**WORK REQUIRED:** Review the lines that follow and copy each one that contains the word "matplotlib".

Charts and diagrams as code
========================================
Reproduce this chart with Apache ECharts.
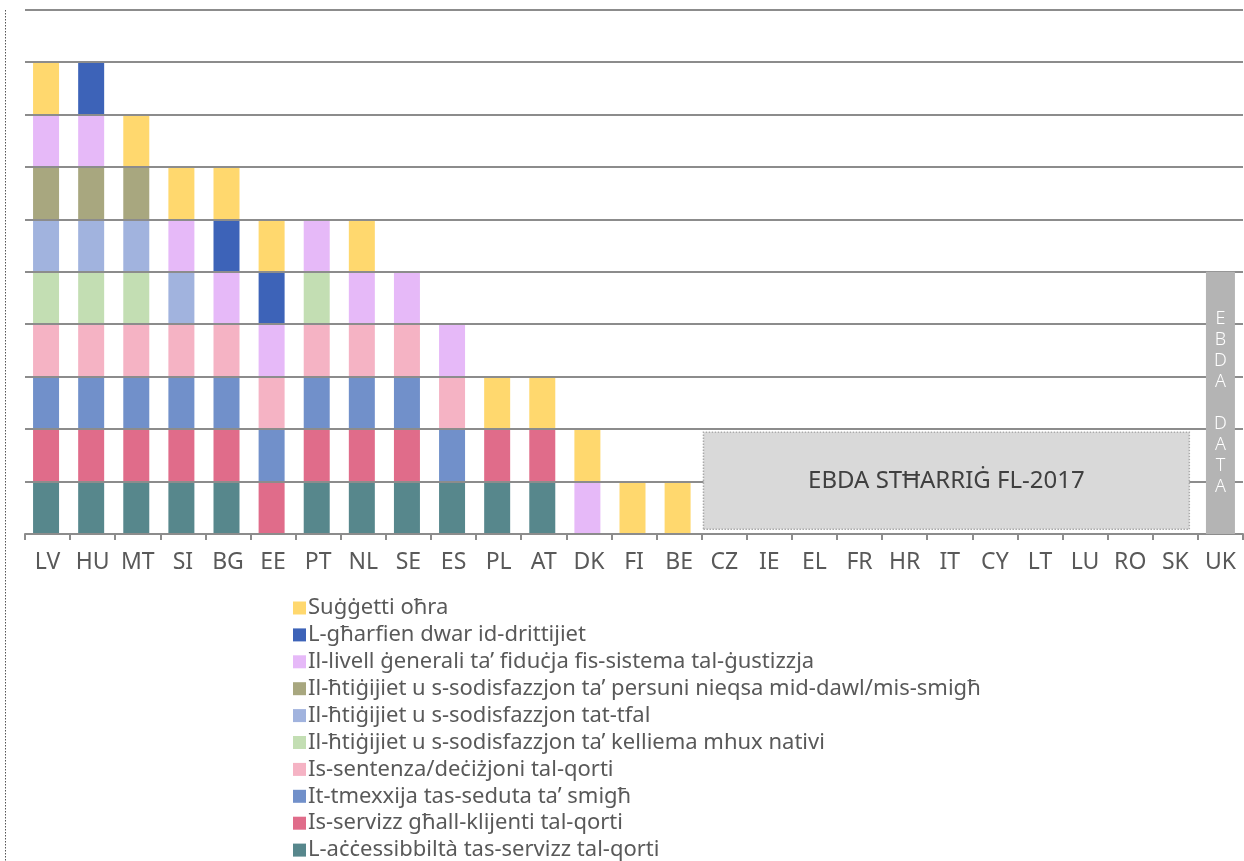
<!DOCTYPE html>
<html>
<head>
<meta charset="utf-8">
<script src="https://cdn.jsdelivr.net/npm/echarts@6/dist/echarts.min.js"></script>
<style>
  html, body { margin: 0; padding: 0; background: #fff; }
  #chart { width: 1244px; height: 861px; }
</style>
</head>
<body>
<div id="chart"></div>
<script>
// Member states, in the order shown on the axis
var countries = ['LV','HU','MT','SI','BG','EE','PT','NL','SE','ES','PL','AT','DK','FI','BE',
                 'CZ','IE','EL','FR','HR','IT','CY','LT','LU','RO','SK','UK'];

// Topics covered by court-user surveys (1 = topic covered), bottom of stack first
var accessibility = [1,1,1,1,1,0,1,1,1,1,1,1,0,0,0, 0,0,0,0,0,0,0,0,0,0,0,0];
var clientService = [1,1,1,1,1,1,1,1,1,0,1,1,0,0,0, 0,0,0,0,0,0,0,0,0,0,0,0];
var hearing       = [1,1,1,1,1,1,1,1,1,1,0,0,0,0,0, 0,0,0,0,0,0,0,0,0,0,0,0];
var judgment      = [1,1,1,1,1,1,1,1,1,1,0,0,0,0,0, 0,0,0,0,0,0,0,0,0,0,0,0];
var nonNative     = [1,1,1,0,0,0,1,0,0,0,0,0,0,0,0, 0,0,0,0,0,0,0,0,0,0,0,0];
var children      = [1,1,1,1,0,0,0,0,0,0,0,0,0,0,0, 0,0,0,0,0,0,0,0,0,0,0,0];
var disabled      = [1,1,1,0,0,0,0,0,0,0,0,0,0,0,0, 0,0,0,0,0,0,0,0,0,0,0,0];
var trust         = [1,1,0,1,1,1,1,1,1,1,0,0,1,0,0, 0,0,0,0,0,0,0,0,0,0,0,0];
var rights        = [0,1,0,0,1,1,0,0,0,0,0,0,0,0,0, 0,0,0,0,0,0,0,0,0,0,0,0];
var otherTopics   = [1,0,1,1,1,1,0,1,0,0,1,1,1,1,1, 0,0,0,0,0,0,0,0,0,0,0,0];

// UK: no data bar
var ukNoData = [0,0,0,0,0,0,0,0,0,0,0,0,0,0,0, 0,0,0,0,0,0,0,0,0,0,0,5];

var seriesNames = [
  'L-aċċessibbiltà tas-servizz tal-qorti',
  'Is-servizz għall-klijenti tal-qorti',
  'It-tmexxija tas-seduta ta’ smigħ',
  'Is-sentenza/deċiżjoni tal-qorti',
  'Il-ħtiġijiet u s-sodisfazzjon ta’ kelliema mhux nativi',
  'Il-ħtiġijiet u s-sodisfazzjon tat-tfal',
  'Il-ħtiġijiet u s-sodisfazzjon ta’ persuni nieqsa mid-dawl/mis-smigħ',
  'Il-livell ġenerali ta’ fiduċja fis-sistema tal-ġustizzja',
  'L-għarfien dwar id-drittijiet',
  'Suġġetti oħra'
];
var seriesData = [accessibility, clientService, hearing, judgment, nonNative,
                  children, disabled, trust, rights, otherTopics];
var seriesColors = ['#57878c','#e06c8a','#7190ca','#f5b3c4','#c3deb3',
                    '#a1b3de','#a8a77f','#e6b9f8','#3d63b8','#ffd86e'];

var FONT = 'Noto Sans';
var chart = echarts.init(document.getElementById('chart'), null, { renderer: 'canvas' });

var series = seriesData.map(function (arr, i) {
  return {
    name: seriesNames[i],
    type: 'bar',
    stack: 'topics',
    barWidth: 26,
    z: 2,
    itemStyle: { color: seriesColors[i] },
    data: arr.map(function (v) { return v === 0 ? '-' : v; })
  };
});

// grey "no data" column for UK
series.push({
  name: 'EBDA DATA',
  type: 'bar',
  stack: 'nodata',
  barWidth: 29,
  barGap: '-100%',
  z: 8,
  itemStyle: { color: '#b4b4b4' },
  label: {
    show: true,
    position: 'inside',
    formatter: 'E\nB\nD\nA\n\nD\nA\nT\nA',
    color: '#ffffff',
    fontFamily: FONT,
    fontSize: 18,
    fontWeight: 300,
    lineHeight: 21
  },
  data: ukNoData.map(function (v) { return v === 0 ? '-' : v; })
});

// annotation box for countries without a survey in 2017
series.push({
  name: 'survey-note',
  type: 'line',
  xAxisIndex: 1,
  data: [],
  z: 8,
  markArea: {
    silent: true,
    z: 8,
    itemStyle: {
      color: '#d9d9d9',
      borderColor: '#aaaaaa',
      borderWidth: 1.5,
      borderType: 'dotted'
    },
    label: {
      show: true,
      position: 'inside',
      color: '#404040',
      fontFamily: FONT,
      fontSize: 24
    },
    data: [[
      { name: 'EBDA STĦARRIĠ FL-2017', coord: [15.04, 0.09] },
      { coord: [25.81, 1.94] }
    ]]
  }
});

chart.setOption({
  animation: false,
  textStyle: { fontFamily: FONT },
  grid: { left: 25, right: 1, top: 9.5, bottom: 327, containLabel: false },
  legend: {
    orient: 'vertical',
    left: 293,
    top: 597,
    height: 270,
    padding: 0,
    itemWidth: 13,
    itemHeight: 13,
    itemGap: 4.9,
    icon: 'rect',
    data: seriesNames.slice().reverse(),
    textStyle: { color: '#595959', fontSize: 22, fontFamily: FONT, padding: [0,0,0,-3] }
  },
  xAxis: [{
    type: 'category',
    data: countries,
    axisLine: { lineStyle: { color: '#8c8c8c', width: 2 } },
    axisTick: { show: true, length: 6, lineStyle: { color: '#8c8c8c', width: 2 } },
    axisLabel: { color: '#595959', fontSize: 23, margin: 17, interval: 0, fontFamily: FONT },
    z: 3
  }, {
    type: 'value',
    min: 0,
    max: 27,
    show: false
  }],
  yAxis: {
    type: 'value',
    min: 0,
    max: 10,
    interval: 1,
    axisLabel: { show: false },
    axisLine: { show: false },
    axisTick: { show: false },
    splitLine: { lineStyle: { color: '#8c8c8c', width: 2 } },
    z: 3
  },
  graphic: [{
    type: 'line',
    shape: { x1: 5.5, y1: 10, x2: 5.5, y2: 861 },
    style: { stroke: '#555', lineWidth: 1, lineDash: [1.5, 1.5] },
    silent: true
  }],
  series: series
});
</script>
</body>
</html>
========================================
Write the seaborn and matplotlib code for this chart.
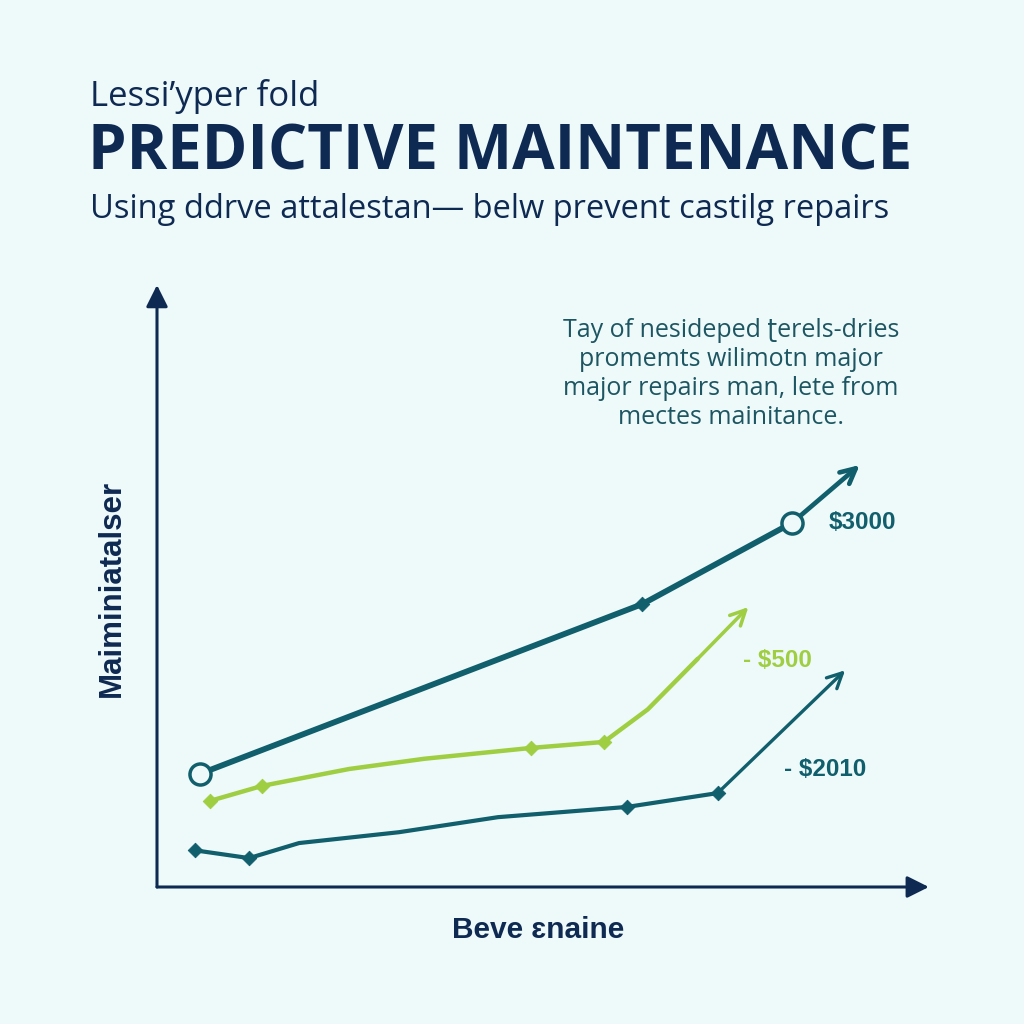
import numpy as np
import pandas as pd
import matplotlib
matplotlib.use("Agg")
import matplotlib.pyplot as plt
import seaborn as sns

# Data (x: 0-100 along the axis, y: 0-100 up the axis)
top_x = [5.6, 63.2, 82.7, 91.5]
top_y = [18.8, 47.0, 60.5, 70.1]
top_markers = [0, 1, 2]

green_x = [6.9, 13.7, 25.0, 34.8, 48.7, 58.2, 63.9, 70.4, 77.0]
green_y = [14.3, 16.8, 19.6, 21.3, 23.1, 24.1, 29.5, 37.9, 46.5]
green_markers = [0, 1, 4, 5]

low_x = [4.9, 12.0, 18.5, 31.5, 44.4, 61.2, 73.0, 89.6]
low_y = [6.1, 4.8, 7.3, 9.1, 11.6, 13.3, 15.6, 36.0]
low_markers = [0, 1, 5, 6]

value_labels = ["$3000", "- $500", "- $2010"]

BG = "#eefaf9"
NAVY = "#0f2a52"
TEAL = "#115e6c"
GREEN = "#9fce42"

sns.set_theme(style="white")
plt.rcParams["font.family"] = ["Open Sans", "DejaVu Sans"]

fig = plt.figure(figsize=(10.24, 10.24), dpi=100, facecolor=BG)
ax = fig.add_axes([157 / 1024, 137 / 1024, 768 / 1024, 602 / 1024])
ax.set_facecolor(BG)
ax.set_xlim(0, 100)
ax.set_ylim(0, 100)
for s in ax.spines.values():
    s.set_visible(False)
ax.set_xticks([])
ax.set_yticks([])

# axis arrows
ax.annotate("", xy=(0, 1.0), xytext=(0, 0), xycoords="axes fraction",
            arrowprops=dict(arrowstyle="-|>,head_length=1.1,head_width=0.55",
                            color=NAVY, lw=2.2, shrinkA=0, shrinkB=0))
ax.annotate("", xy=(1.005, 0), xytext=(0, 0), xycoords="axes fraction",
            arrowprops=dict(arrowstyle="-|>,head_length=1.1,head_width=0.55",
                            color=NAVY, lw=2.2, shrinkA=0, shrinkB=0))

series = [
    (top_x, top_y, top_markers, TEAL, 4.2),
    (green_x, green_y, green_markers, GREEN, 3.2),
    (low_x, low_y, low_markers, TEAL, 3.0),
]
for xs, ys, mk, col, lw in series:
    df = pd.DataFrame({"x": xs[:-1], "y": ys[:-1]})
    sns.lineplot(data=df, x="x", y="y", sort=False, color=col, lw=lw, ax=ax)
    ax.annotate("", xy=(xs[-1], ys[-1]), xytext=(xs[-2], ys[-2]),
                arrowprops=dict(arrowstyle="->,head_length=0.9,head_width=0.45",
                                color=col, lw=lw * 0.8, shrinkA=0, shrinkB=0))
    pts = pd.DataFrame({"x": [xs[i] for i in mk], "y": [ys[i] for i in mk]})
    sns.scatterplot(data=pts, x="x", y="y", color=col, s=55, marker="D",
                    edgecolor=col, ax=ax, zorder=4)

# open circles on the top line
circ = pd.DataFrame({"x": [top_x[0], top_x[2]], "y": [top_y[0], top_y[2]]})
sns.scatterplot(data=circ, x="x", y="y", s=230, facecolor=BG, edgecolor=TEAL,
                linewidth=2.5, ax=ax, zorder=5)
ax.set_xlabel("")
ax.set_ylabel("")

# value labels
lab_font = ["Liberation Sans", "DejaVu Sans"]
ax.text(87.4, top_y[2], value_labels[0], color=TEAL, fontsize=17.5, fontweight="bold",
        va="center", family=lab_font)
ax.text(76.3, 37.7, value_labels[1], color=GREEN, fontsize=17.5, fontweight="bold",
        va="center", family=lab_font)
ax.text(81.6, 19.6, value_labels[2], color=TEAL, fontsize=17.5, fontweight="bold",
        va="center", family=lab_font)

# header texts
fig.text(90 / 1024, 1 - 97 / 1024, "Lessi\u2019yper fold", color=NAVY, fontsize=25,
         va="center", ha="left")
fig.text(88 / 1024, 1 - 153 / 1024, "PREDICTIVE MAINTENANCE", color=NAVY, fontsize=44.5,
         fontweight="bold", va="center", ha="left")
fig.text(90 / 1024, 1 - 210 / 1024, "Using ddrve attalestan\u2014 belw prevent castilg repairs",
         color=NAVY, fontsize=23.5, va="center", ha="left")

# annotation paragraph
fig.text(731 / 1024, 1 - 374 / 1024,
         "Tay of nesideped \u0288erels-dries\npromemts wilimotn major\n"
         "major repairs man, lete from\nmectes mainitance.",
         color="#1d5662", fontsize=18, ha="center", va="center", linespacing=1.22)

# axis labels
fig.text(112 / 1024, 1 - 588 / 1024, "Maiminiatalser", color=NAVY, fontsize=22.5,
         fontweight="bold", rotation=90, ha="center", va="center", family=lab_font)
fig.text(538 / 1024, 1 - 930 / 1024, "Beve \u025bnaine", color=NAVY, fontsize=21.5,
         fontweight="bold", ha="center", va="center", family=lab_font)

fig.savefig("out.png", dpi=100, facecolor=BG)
========================================
**EXERCISE RESPONSE:**
Write the seaborn and matplotlib code for this chart.
import matplotlib
matplotlib.use("Agg")
import matplotlib.pyplot as plt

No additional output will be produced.